Fil d'Ariane
Le président somalien Mohamed Abdullahi Mohamed, dit "Farmajo", a signé une loi controversée prolongeant de deux ans son mandat expiré en février, aggravant la crise politique dans ce pays déjà miné par les violences.
Le chef de l'Etat somalien a "promulgué la résolution spéciale guidant les élections du pays, après son adoption à l'unanimité par le parlement" lundi 12 avril, a annoncé ce mercredi matin la radio nationale, Radio Mogadiscio.
La communauté internationale, Etats-Unis en tête, a mis en garde contre cette résolution qu'elle considère comme une menace pour le fragile équilibre politique du pays.
Le président du Sénat somalien a jugé inconstitutionnel ce texte voté par la chambre basse, qui a été promulgué sans passer devant le Sénat, comme le prévoit le processus législatif.
Cette nouvelle loi prévoit l'organisation d'élections d'ici 2023, avec un retour au principe du "un homme, une voix", objectif ambitieux que les autorités s'étaient initialement fixé pour tenir les premières élections entièrement démocratiques depuis 1969.
Mais l’adoption d’un vote au suffrage universel direct a achoppé sur de multiples désaccords politiques. Afin de sortir de l'impasse, ce principe a été abandonné dans un accord signé le 17 septembre dernier entre le président Farmajo et cinq leaders régionaux.
Cet accord prévoyait des élections présidentielles et législatives indirectes avant la fin du mandat présidentiel, en revisitant un système complexe où de "grands électeurs" choisis par de multiples chefs de clans élisent les parlementaires, qui votent ensuite pour le président.
Ce processus a également débouché sur une impasse, dont les leaders régionaux et le président se rejettent mutuellement la faute.
Depuis la fin de son mandat en février dernier, le président Farmajo est jugé illégitime par l'opposition somalienne, et plusieurs tentatives de négociations ont échoué.
La communauté internationale a multiplié ces dernières semaines les appels à la tenue d'élections le plus rapidement possible.
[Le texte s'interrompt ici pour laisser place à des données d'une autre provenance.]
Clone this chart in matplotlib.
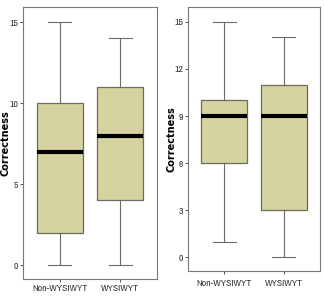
import matplotlib
matplotlib.use("Agg")
import matplotlib.pyplot as plt

groups = ["Non-WYSIWYT", "WYSIWYT"]

# five-number summaries: low whisker, q1, median, q3, high whisker
left_low = [0, 0]
left_q1 = [2, 4]
left_med = [7, 8]
left_q3 = [10, 11]
left_high = [15, 14]

right_low = [1, 0]
right_q1 = [6, 3]
right_med = [9, 9]
right_q3 = [10, 11]
right_high = [15, 14]

left_ticks = [0, 5, 10, 15]
right_ticks = [0, 3, 6, 9, 12, 15]

plt.rcParams["font.family"] = ["Archivo Narrow", "DejaVu Sans"]

BOX = "#d6d3a0"
EDGE = "#6b6b5e"


def stats(low, q1, med, q3, high):
    return [
        {"whislo": a, "q1": b, "med": c, "q3": d, "whishi": e, "label": g}
        for a, b, c, d, e, g in zip(low, q1, med, q3, high, groups)
    ]


def draw(ax, st, ticks, label_x, xpad):
    ax.bxp(
        st, positions=[1, 2], widths=0.77, showfliers=False, patch_artist=True,
        boxprops={"facecolor": BOX, "edgecolor": EDGE, "linewidth": 0.9},
        medianprops={"color": "black", "linewidth": 3},
        whiskerprops={"color": EDGE, "linewidth": 0.8},
        capprops={"color": EDGE, "linewidth": 0.8},
    )
    ax.set_xlim(0.39, 2.61)
    ax.set_ylim(-0.86, 15.94)
    ax.set_yticks(ticks)
    ax.tick_params(labelsize=7, length=2, width=0.6, colors="#333333", pad=1.5)
    ax.tick_params(axis="x", pad=xpad)
    ax.set_ylabel("Correctness", fontsize=7, fontweight="bold",
                  family=["DejaVu Sans"])
    ax.yaxis.set_label_coords(label_x, 0.5)
    for s in ax.spines.values():
        s.set_color("#777777")
        s.set_linewidth(0.8)


fig = plt.figure(figsize=(3.24, 2.96), dpi=100)
ax1 = fig.add_axes([23 / 324, 1 - 279 / 296, 134 / 324, 272 / 296])
ax2 = fig.add_axes([188 / 324, 1 - 271 / 296, 132 / 324, 264 / 296])

draw(ax1, stats(left_low, left_q1, left_med, left_q3, left_high), left_ticks, -0.095, 1.5)
draw(ax2, stats(right_low, right_q1, right_med, right_q3, right_high), right_ticks, -0.085, 4)

fig.savefig("out.png", dpi=100)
Les Etats-Unis, un des principaux alliés de la Somalie, se sont dits mardi 13 avril "profondément déçus" par la volonté de prolonger le mandat présidentiel. Cela "créerait de profondes divisions, saperait le processus de fédéralisme et les réformes politiques qui ont été au cœur des progrès du pays et de son partenariat avec la communauté internationale, et détournerait l'attention de la lutte contre les shebab", les islamistes somaliens affiliés à al-Qaïda, a estimé le secrétaire d'État américain Anthony Blinken dans un communiqué.
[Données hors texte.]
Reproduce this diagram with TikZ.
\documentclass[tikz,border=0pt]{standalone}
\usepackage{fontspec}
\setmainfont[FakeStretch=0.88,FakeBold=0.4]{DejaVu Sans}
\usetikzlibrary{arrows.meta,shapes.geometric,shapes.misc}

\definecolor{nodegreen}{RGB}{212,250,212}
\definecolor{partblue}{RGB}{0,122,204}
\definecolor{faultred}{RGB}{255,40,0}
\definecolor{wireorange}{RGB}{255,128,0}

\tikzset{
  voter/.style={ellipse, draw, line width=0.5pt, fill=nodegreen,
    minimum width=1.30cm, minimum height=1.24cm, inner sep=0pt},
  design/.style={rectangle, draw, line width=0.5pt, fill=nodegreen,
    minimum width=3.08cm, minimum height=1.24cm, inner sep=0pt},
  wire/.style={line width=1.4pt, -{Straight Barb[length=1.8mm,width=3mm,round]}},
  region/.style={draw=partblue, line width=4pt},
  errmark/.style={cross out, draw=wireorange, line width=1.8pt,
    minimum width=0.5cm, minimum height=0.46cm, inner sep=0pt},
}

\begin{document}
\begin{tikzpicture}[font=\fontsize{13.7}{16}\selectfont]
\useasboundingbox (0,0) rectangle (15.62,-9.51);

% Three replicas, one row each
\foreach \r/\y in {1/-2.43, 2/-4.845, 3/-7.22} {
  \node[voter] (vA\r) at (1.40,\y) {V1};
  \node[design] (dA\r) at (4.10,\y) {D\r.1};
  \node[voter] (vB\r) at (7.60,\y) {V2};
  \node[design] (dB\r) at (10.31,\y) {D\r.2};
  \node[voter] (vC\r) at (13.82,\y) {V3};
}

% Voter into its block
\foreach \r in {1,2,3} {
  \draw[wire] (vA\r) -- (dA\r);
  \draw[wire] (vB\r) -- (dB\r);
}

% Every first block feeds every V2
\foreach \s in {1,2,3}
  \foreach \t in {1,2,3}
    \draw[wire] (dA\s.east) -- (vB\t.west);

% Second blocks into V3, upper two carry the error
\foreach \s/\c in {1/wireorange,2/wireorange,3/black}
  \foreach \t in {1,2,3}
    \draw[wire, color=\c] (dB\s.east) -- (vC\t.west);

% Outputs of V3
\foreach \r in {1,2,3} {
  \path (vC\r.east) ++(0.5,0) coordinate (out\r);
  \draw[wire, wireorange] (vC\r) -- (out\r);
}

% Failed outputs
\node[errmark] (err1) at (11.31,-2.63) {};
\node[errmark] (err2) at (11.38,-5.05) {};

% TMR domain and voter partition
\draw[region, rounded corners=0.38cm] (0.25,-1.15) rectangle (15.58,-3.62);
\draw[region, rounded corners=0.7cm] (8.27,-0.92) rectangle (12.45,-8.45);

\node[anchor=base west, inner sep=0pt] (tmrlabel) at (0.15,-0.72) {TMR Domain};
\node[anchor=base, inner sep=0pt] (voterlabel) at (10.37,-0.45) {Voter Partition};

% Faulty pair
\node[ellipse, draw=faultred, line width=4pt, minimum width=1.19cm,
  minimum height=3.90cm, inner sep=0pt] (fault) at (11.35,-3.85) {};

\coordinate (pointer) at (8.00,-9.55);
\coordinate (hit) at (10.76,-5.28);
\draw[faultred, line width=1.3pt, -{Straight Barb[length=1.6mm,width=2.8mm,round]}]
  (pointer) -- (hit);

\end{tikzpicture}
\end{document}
Cette loi "obligera les États-Unis à réévaluer leurs relations bilatérales" avec le gouvernement somalien et "à considérer tous les outils disponibles, y compris les sanctions et les restrictions de visa, pour répondre aux efforts visant à saper la paix et la stabilité", a-t-il rajouté.
Jugeant également que ce texte "va diviser la Somalie", le chef de la diplomatie européenne Josep Borrel a appelé dans un communiqué à "un retour immédiat aux négociations pour la tenue d'élections sans délai". "A défaut, l'UE envisagera de nouvelles mesures concrètes", a-t-il prévenu.
Une coalition de candidats à la présidentielle de l'opposition somalienne a estimé que l'extension du mandat présidentiel constituait "une menace pour la stabilité, la paix et l'unité" du pays.